With a politically charged backdrop of the conflict between the Kurdistan Workers’ Party and the state, Varol layers his surrealist novel with humor, tragedy, friendship and the horrors of war that befall places, people, animals and the natural landscape. He keeps a politically realistic and emotional novel accessible to everyone, according to Rogers in the translator’s statement, as she points out that Varol “manages to capture multiple perspectives in the conflict thanks to myriad characters who straddle social divides.” Varol creates his main character as a bridge to opposing worlds, and in doing so allows for the story to reach eyes, ears and hearts on all sides of the conflict.

Readers first meet Mikasa at a shelter along a mountain road. He arrives half alive, wounded and bloody, and sleeps for seven days as his fellow kennel-mates speculate about who he is. They are in the middle of a war, as is evident by the army trucks and soldiers that pass on the road day and night. There are rumors among the dogs about what is going on in a world that they are kept from, but Mikasa fills in the gaps as he recalls his life, the war, the destruction and hardship, and Melsa, his love.
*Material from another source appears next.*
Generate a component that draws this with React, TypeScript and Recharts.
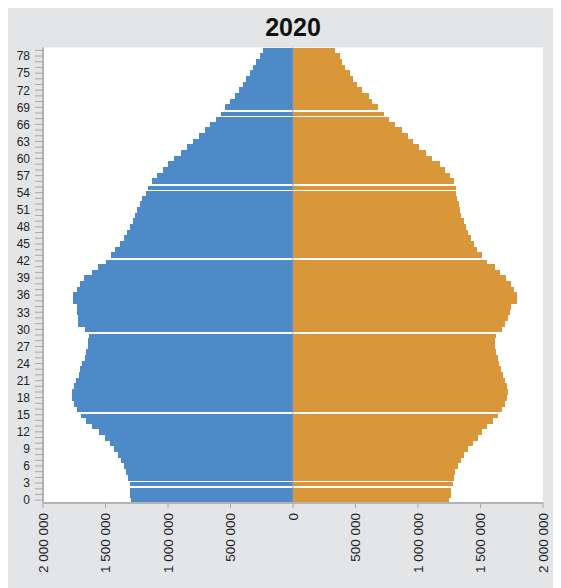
import React from "react";
import { BarChart, Bar, XAxis, YAxis, CartesianGrid, ReferenceLine } from "recharts";

// population by single year of age, in thousands (0..79)
const ages = Array.from({ length: 80 }, (_, i) => i);

const male = [
  1293, 1301, 1307, 1304, 1320, 1333, 1354, 1373, 1400, 1432,
  1466, 1506, 1552, 1605, 1653, 1693, 1728, 1754, 1768, 1768,
  1752, 1733, 1712, 1701, 1685, 1666, 1653, 1640, 1640, 1632,
  1666, 1720, 1722, 1725, 1728, 1760, 1760, 1728, 1706, 1674,
  1605, 1560, 1498, 1453, 1426, 1386, 1354, 1328, 1306, 1280,
  1264, 1248, 1221, 1205, 1178, 1160, 1128, 1088, 1040, 1000,
  954, 893, 848, 800, 752, 706, 666, 618, 578, 546,
  501, 466, 432, 400, 373, 346, 320, 293, 266, 240,
];

const female = [
  1248, 1262, 1267, 1280, 1288, 1299, 1320, 1342, 1368, 1400,
  1440, 1480, 1512, 1555, 1600, 1640, 1672, 1694, 1715, 1720,
  1715, 1699, 1680, 1661, 1646, 1640, 1627, 1614, 1614, 1627,
  1672, 1699, 1720, 1734, 1747, 1795, 1795, 1768, 1747, 1707,
  1654, 1614, 1555, 1512, 1475, 1448, 1422, 1400, 1382, 1368,
  1347, 1334, 1326, 1315, 1307, 1302, 1288, 1254, 1214, 1174,
  1112, 1067, 1006, 960, 920, 872, 814, 768, 726, 680,
  632, 606, 552, 515, 480, 454, 414, 392, 374, 339,
];

// rows drawn with a thin white seam on their upper edge in the original
const gapAges = [2, 3, 15, 29, 42, 54, 55, 67, 68];

const xTicks = [-2000000, -1500000, -1000000, -500000, 0, 500000, 1000000, 1500000, 2000000];

const data = ages.map((age, i) => ({
  age,
  male: -male[i] * 1000,
  female: female[i] * 1000,
}));

const FONT = '"Liberation Sans", Arial, sans-serif';

const fmt = (v: number) =>
  Math.abs(v).toString().replace(/\B(?=(\d{3})+(?!\d))/g, " ");

function AgeTick({ x, y, payload }: any) {
  if (payload.value % 3 !== 0) return <g />;
  return (
    <text x={x} y={y} dy="0.36em" textAnchor="end" fontSize={12} fontFamily={FONT} fill="#1f1f2a">
      {payload.value}
    </text>
  );
}

function ValueTick({ x, y, payload }: any) {
  return (
    <text
      x={x}
      y={y}
      transform={`rotate(-90 ${x} ${y})`}
      dy="0.36em"
      textAnchor="end"
      fontSize={13.5}
      fontFamily={FONT}
      fill="#1f1f2a"
    >
      {fmt(payload.value)}
    </text>
  );
}

function RowShape(props: any) {
  const { x, y, width, height, fill, payload } = props;
  const left = Math.min(x, x + width);
  const w = Math.abs(width);
  return (
    <g shapeRendering="crispEdges">
      <rect x={left} y={y} width={w} height={height} fill={fill} />
      {gapAges.includes(payload.age) && (
        <rect x={left} y={y} width={w} height={1.6} fill="#ffffff" />
      )}
    </g>
  );
}

export default function App() {
  return (
    <div style={{ position: "relative", width: 545, height: 580, background: "#e4e5e7" }}>
      <div
        style={{
          position: "absolute",
          left: 0,
          top: 5,
          width: 570,
          textAlign: "center",
          fontFamily: FONT,
          fontWeight: 700,
          fontSize: 25,
          color: "#111",
        }}
      >
        2020
      </div>
      <BarChart
        width={545}
        height={580}
        data={data}
        layout="vertical"
        stackOffset="sign"
        barCategoryGap={0}
        margin={{ top: 39.5, right: 10, bottom: 0, left: 0 }}
      >
        <CartesianGrid horizontal={false} vertical={false} fill="#ffffff" />
        <XAxis
          type="number"
          domain={[-2000000, 2000000]}
          ticks={xTicks}
          interval={0}
          height={85}
          tick={<ValueTick />}
          tickSize={5}
          tickMargin={5}
          axisLine={{ stroke: "#b4b4b4", strokeWidth: 2 }}
          tickLine={{ stroke: "#aaaaaa" }}
        />
        <XAxis
          xAxisId="top"
          orientation="top"
          type="number"
          domain={[-2000000, 2000000]}
          height={0}
          tick={false}
          tickLine={false}
          axisLine={{ stroke: "#b4b4b4", strokeWidth: 2 }}
        />
        <YAxis
          type="category"
          dataKey="age"
          reversed
          interval={0}
          width={35}
          tick={<AgeTick />}
          tickSize={8}
          tickMargin={5}
          axisLine={{ stroke: "#b4b4b4", strokeWidth: 2 }}
          tickLine={{ stroke: "#a8a8a8" }}
        />
        <YAxis
          yAxisId="right"
          orientation="right"
          type="category"
          dataKey="age"
          width={0}
          tick={false}
          tickLine={false}
          axisLine={{ stroke: "#b4b4b4", strokeWidth: 2 }}
        />
        <Bar dataKey="male" stackId="pop" fill="#4e8ac8" shape={<RowShape />} isAnimationActive={false} />
        <Bar dataKey="female" stackId="pop" fill="#d99739" shape={<RowShape />} isAnimationActive={false} />
        <ReferenceLine x={0} stroke="#9a9a9a" strokeWidth={1} />
      </BarChart>
    </div>
  );
}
Varol’s novel references real political events that inundated the country in the 1990s. In Mikasa, a dog who has been forced to survive his entire life without his family and as a minesweeper during the conflict, Varol captures the devastation of war and the comradery between creatures when fighting for life. Through the eyes of his canines, Varol writes about life that surrounds war, those who want to fight, those who do not want to fight, and those who are caught in the middle.